Charts and diagrams as code:
>>>>

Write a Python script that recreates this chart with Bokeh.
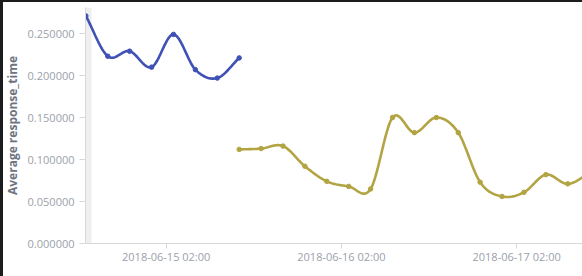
import numpy as np
import pandas as pd
from bokeh.plotting import figure
from bokeh.models import (Range1d, FixedTicker, DatetimeTickFormatter, BoxAnnotation,
                          PrintfTickFormatter, InlineStyleSheet)
from bokeh.embed import file_html
from bokeh.resources import INLINE

# ---------------- data ----------------
blue_times = ["2018-06-14 15:00", "2018-06-14 18:00", "2018-06-14 21:00", "2018-06-15 00:00",
              "2018-06-15 03:00", "2018-06-15 06:00", "2018-06-15 09:00", "2018-06-15 12:00"]
blue_values = [0.271, 0.223, 0.229, 0.210, 0.249, 0.207, 0.197, 0.221]

olive_times = ["2018-06-15 12:00", "2018-06-15 15:00", "2018-06-15 18:00", "2018-06-15 21:00",
               "2018-06-16 00:00", "2018-06-16 03:00", "2018-06-16 06:00", "2018-06-16 09:00",
               "2018-06-16 12:00", "2018-06-16 15:00", "2018-06-16 18:00", "2018-06-16 21:00",
               "2018-06-17 00:00", "2018-06-17 03:00", "2018-06-17 06:00", "2018-06-17 09:00",
               "2018-06-17 12:00"]
olive_values = [0.112, 0.113, 0.116, 0.092, 0.074, 0.068, 0.065, 0.150,
                0.132, 0.150, 0.132, 0.073, 0.056, 0.061, 0.082, 0.071, 0.084]

x_tick_times = ["2018-06-15 02:00", "2018-06-16 02:00", "2018-06-17 02:00"]
y_ticks = [0.0, 0.05, 0.10, 0.15, 0.20, 0.25]
y_title = "Average response_time"

x_start, x_end = "2018-06-14 14:57", "2018-06-17 11:01"
y_start, y_end = 0.0, 0.281

BLUE = "#3f51b5"
OLIVE = "#b3a443"


def to_ms(lst):
    return pd.to_datetime(lst).values.astype("datetime64[ms]").astype("int64").astype(float)


def smooth(t, y, n=24):
    """Catmull-Rom curve through the points (display only)."""
    t = np.asarray(t, float)
    y = np.asarray(y, float)
    m = np.empty_like(y)
    m[1:-1] = (y[2:] - y[:-2]) / 2.0
    m[0] = y[1] - y[0]
    m[-1] = y[-1] - y[-2]
    xs, ys = [], []
    for i in range(len(y) - 1):
        s = np.linspace(0, 1, n, endpoint=(i == len(y) - 2))
        h00 = 2 * s**3 - 3 * s**2 + 1
        h10 = s**3 - 2 * s**2 + s
        h01 = -2 * s**3 + 3 * s**2
        h11 = s**3 - s**2
        ys.append(h00 * y[i] + h10 * m[i] + h01 * y[i + 1] + h11 * m[i + 1])
        xs.append(t[i] + s * (t[i + 1] - t[i]))
    return np.concatenate(xs), np.concatenate(ys)


bt = to_ms(blue_times)
ot = to_ms(olive_times)
xs0 = to_ms([x_start])[0]
xe0 = to_ms([x_end])[0]

p = figure(frame_width=497, frame_height=236,
           x_axis_type="datetime",
           x_range=Range1d(xs0, xe0), y_range=Range1d(y_start, y_end),
           output_backend="svg", toolbar_location=None,
           min_border_left=85, min_border_right=0, min_border_top=7, min_border_bottom=33,
           background_fill_color="white", border_fill_color="white")
p.outline_line_color = None
p.grid.visible = False

# light grey band next to the y axis
p.add_layout(BoxAnnotation(left=xs0, right=xs0 + 50 * 60 * 1000, fill_color="#efefef",
                           fill_alpha=1, line_alpha=0, level="underlay"))

for t, v, c in [(bt, blue_values, BLUE), (ot, olive_values, OLIVE)]:
    sx, sy = smooth(t, v)
    p.line(sx, sy, line_color=c, line_width=2.6)
    p.scatter(t, v, size=4.5, color=c)

AX = "#d8d8d8"
LBL = "#9ba1aa"

p.xaxis.ticker = FixedTicker(ticks=list(to_ms(x_tick_times)))
fmt = "%Y-%m-%d %H:%M"
p.xaxis.formatter = DatetimeTickFormatter(milliseconds=fmt, seconds=fmt, minsec=fmt, minutes=fmt,
                                          hourmin=fmt, hours=fmt, days=fmt, months=fmt, years=fmt)
p.yaxis.ticker = FixedTicker(ticks=y_ticks)
p.yaxis.formatter = PrintfTickFormatter(format="%.6f")

for ax in (p.xaxis[0], p.yaxis[0]):
    ax.axis_line_color = AX
    ax.major_tick_line_color = AX
    ax.minor_tick_line_color = None
    ax.major_tick_in = 0
    ax.major_label_text_font = "Open Sans"
    ax.major_label_text_font_size = "11px"
    ax.major_label_text_color = LBL

p.xaxis.major_tick_out = 5
p.xaxis.major_label_standoff = 0
p.yaxis.major_tick_out = 6
p.yaxis.major_label_standoff = 5

p.yaxis.axis_label = y_title
p.yaxis.axis_label_text_font = "Open Sans"
p.yaxis.axis_label_text_font_style = "bold"
p.yaxis.axis_label_text_font_size = "12px"
p.yaxis.axis_label_text_color = "#6d7380"
p.yaxis.axis_label_standoff = 4

# dark window edges (top and left), drawn over the canvas
p.stylesheets = [InlineStyleSheet(css="""
:host { position: relative; }
:host::before { content: ''; position: absolute; left: 0; top: 0; width: 3px; height: 100%;
                background: #1c1c1c; z-index: 100; }
:host::after { content: ''; position: absolute; left: 0; top: 0; width: 100%; height: 2px;
               background: #1c1c1c; z-index: 100; }
""")]

open("out.html", "w").write(file_html(p, INLINE))
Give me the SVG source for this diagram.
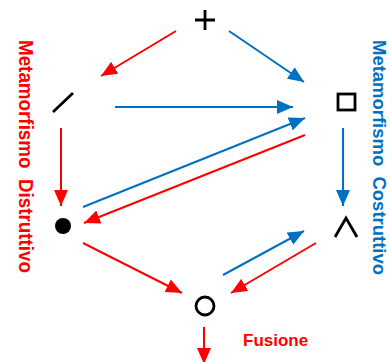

<<<<

**STATED PROBLEM**
Reproduce all of the entries word for word, skipping any pictures they hold.

**ANSWER TO THIS PROBLEM**
Write a Python script that recreates this chart with Bokeh.
import numpy as np
import pandas as pd
from bokeh.plotting import figure
from bokeh.models import (Range1d, FixedTicker, DatetimeTickFormatter, BoxAnnotation,
                          PrintfTickFormatter, InlineStyleSheet)
from bokeh.embed import file_html
from bokeh.resources import INLINE

# ---------------- data ----------------
blue_times = ["2018-06-14 15:00", "2018-06-14 18:00", "2018-06-14 21:00", "2018-06-15 00:00",
              "2018-06-15 03:00", "2018-06-15 06:00", "2018-06-15 09:00", "2018-06-15 12:00"]
blue_values = [0.271, 0.223, 0.229, 0.210, 0.249, 0.207, 0.197, 0.221]

olive_times = ["2018-06-15 12:00", "2018-06-15 15:00", "2018-06-15 18:00", "2018-06-15 21:00",
               "2018-06-16 00:00", "2018-06-16 03:00", "2018-06-16 06:00", "2018-06-16 09:00",
               "2018-06-16 12:00", "2018-06-16 15:00", "2018-06-16 18:00", "2018-06-16 21:00",
               "2018-06-17 00:00", "2018-06-17 03:00", "2018-06-17 06:00", "2018-06-17 09:00",
               "2018-06-17 12:00"]
olive_values = [0.112, 0.113, 0.116, 0.092, 0.074, 0.068, 0.065, 0.150,
                0.132, 0.150, 0.132, 0.073, 0.056, 0.061, 0.082, 0.071, 0.084]

x_tick_times = ["2018-06-15 02:00", "2018-06-16 02:00", "2018-06-17 02:00"]
y_ticks = [0.0, 0.05, 0.10, 0.15, 0.20, 0.25]
y_title = "Average response_time"

x_start, x_end = "2018-06-14 14:57", "2018-06-17 11:01"
y_start, y_end = 0.0, 0.281

BLUE = "#3f51b5"
OLIVE = "#b3a443"


def to_ms(lst):
    return pd.to_datetime(lst).values.astype("datetime64[ms]").astype("int64").astype(float)


def smooth(t, y, n=24):
    """Catmull-Rom curve through the points (display only)."""
    t = np.asarray(t, float)
    y = np.asarray(y, float)
    m = np.empty_like(y)
    m[1:-1] = (y[2:] - y[:-2]) / 2.0
    m[0] = y[1] - y[0]
    m[-1] = y[-1] - y[-2]
    xs, ys = [], []
    for i in range(len(y) - 1):
        s = np.linspace(0, 1, n, endpoint=(i == len(y) - 2))
        h00 = 2 * s**3 - 3 * s**2 + 1
        h10 = s**3 - 2 * s**2 + s
        h01 = -2 * s**3 + 3 * s**2
        h11 = s**3 - s**2
        ys.append(h00 * y[i] + h10 * m[i] + h01 * y[i + 1] + h11 * m[i + 1])
        xs.append(t[i] + s * (t[i + 1] - t[i]))
    return np.concatenate(xs), np.concatenate(ys)


bt = to_ms(blue_times)
ot = to_ms(olive_times)
xs0 = to_ms([x_start])[0]
xe0 = to_ms([x_end])[0]

p = figure(frame_width=497, frame_height=236,
           x_axis_type="datetime",
           x_range=Range1d(xs0, xe0), y_range=Range1d(y_start, y_end),
           output_backend="svg", toolbar_location=None,
           min_border_left=85, min_border_right=0, min_border_top=7, min_border_bottom=33,
           background_fill_color="white", border_fill_color="white")
p.outline_line_color = None
p.grid.visible = False

# light grey band next to the y axis
p.add_layout(BoxAnnotation(left=xs0, right=xs0 + 50 * 60 * 1000, fill_color="#efefef",
                           fill_alpha=1, line_alpha=0, level="underlay"))

for t, v, c in [(bt, blue_values, BLUE), (ot, olive_values, OLIVE)]:
    sx, sy = smooth(t, v)
    p.line(sx, sy, line_color=c, line_width=2.6)
    p.scatter(t, v, size=4.5, color=c)

AX = "#d8d8d8"
LBL = "#9ba1aa"

p.xaxis.ticker = FixedTicker(ticks=list(to_ms(x_tick_times)))
fmt = "%Y-%m-%d %H:%M"
p.xaxis.formatter = DatetimeTickFormatter(milliseconds=fmt, seconds=fmt, minsec=fmt, minutes=fmt,
                                          hourmin=fmt, hours=fmt, days=fmt, months=fmt, years=fmt)
p.yaxis.ticker = FixedTicker(ticks=y_ticks)
p.yaxis.formatter = PrintfTickFormatter(format="%.6f")

for ax in (p.xaxis[0], p.yaxis[0]):
    ax.axis_line_color = AX
    ax.major_tick_line_color = AX
    ax.minor_tick_line_color = None
    ax.major_tick_in = 0
    ax.major_label_text_font = "Open Sans"
    ax.major_label_text_font_size = "11px"
    ax.major_label_text_color = LBL

p.xaxis.major_tick_out = 5
p.xaxis.major_label_standoff = 0
p.yaxis.major_tick_out = 6
p.yaxis.major_label_standoff = 5

p.yaxis.axis_label = y_title
p.yaxis.axis_label_text_font = "Open Sans"
p.yaxis.axis_label_text_font_style = "bold"
p.yaxis.axis_label_text_font_size = "12px"
p.yaxis.axis_label_text_color = "#6d7380"
p.yaxis.axis_label_standoff = 4

# dark window edges (top and left), drawn over the canvas
p.stylesheets = [InlineStyleSheet(css="""
:host { position: relative; }
:host::before { content: ''; position: absolute; left: 0; top: 0; width: 3px; height: 100%;
                background: #1c1c1c; z-index: 100; }
:host::after { content: ''; position: absolute; left: 0; top: 0; width: 100%; height: 2px;
               background: #1c1c1c; z-index: 100; }
""")]

open("out.html", "w").write(file_html(p, INLINE))
Give me the SVG source for this diagram.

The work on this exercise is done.